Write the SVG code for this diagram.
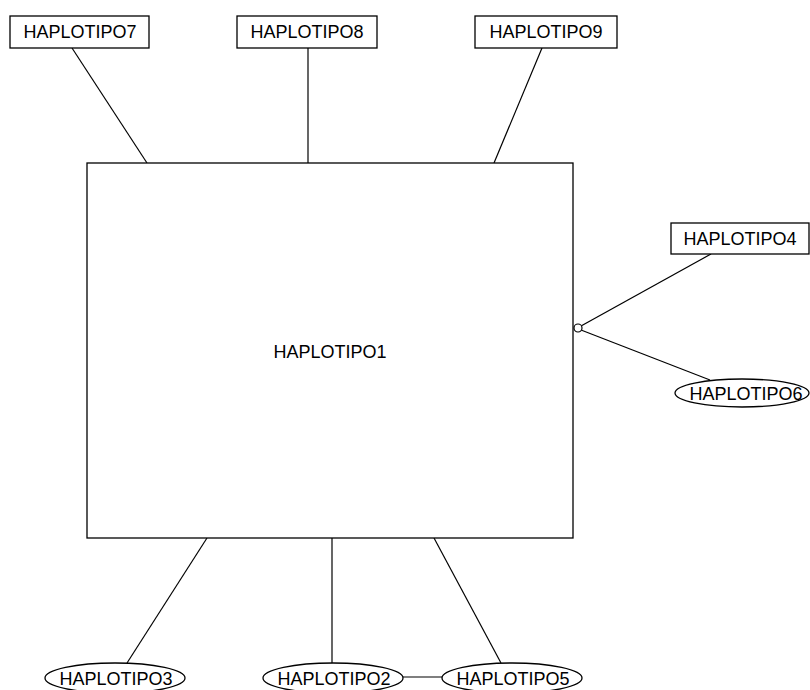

+---+

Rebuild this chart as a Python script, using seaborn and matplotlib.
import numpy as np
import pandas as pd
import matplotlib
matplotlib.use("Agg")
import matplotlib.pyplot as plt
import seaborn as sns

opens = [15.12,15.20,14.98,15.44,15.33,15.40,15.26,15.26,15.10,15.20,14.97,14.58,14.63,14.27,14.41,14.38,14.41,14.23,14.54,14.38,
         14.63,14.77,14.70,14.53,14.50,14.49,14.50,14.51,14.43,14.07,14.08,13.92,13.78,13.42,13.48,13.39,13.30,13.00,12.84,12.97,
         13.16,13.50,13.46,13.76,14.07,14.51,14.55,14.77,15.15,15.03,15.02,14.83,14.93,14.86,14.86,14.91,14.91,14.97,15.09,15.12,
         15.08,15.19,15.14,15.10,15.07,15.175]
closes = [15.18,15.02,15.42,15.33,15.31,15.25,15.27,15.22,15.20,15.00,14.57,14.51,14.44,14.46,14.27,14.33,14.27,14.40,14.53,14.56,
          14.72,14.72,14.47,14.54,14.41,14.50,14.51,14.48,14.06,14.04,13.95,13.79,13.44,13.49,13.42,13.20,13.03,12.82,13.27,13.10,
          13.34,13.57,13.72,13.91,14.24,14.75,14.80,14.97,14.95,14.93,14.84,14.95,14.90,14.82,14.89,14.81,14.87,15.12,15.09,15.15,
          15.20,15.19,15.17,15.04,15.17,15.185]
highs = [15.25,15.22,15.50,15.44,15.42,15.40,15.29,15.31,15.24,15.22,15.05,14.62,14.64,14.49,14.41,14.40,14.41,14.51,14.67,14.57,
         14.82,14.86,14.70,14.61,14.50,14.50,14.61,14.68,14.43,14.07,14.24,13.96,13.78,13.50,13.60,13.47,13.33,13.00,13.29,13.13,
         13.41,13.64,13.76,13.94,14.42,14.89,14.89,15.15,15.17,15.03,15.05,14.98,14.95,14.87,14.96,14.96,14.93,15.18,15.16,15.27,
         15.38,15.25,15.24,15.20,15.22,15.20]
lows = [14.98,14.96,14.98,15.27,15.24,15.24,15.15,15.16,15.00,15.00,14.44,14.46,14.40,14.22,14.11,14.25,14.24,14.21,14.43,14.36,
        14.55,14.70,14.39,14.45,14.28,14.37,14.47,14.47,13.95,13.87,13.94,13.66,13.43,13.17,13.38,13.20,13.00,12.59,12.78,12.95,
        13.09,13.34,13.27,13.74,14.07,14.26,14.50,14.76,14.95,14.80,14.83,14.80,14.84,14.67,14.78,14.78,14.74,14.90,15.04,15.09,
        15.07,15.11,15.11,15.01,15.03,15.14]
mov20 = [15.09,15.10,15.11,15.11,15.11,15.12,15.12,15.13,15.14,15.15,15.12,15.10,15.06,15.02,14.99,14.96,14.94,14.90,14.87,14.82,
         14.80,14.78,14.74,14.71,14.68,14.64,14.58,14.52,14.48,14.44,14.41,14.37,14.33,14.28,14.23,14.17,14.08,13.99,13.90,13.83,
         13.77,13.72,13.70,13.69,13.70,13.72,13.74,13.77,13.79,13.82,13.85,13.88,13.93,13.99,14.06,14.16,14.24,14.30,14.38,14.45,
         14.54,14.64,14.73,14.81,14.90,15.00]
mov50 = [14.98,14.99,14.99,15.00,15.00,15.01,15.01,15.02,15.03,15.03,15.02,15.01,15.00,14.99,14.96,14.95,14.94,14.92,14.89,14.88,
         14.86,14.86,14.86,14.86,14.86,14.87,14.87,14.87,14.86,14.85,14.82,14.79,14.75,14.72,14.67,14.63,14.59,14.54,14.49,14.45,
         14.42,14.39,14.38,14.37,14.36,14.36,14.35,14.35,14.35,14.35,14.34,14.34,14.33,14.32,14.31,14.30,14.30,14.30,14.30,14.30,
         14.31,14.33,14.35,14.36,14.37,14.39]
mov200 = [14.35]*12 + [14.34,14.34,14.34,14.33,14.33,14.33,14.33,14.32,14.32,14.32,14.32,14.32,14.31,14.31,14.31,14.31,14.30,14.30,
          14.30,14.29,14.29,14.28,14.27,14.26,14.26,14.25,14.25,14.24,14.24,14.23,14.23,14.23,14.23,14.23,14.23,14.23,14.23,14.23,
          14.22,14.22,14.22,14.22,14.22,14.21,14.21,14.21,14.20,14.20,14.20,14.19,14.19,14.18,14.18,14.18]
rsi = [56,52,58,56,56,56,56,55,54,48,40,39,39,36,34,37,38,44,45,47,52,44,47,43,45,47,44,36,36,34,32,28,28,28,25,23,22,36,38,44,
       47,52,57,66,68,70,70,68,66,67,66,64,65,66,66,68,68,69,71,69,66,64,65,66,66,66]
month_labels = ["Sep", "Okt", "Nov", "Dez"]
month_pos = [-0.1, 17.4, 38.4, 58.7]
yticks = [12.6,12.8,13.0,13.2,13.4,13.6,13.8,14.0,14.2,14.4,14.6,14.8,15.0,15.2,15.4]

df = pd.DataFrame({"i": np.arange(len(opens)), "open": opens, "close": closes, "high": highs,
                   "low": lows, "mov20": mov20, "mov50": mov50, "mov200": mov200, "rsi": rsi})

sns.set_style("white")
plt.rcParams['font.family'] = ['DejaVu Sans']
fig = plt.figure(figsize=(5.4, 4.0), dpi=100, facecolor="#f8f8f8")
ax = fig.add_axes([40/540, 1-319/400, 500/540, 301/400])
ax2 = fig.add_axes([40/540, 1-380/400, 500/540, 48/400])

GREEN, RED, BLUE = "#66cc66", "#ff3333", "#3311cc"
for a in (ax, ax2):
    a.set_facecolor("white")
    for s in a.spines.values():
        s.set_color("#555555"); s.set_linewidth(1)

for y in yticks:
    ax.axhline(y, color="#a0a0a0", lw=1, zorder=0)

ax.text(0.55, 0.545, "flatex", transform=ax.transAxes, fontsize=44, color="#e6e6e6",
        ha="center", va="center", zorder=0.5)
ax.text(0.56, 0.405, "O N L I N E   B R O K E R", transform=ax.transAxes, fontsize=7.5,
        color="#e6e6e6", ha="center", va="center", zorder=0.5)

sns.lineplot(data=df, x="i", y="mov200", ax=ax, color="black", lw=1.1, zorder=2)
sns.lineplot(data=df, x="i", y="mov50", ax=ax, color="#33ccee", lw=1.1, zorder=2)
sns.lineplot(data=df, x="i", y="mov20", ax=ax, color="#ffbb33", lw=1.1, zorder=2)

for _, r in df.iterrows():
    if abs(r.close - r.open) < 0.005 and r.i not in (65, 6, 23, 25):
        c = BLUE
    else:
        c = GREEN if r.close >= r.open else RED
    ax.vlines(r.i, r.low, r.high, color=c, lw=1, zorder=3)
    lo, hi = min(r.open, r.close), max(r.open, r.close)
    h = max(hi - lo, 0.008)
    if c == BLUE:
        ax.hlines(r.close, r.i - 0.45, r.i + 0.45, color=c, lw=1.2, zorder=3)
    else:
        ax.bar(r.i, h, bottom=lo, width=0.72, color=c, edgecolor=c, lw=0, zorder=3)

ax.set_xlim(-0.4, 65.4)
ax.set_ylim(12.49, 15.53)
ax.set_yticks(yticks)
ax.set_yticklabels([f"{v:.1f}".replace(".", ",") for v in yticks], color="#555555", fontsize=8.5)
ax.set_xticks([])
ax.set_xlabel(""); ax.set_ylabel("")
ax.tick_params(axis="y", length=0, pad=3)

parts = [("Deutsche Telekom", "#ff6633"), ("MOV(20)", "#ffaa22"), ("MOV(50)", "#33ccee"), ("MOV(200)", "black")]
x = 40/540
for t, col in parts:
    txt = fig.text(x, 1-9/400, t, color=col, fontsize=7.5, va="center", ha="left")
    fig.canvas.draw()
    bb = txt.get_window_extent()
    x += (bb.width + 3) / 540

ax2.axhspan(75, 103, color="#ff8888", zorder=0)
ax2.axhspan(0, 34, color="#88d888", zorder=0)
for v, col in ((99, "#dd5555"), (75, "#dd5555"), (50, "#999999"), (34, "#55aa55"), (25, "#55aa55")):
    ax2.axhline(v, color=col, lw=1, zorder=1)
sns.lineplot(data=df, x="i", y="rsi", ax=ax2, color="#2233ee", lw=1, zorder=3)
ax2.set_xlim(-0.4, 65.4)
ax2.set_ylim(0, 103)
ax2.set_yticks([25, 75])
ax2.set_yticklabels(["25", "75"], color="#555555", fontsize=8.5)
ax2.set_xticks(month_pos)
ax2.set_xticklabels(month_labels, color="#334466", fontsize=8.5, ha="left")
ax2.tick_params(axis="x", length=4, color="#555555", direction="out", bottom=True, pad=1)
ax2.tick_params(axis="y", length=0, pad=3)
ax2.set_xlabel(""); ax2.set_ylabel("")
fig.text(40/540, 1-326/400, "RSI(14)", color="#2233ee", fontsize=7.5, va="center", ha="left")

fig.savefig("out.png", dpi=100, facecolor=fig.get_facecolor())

+---+

Begin with the line containing "Rebuild this chart" and end with the line containing "import seaborn as sns"; repeat every line from start to finish exactly, and nothing outside them.

Rebuild this chart as a Python script, using seaborn and matplotlib.
import numpy as np
import pandas as pd
import matplotlib
matplotlib.use("Agg")
import matplotlib.pyplot as plt
import seaborn as sns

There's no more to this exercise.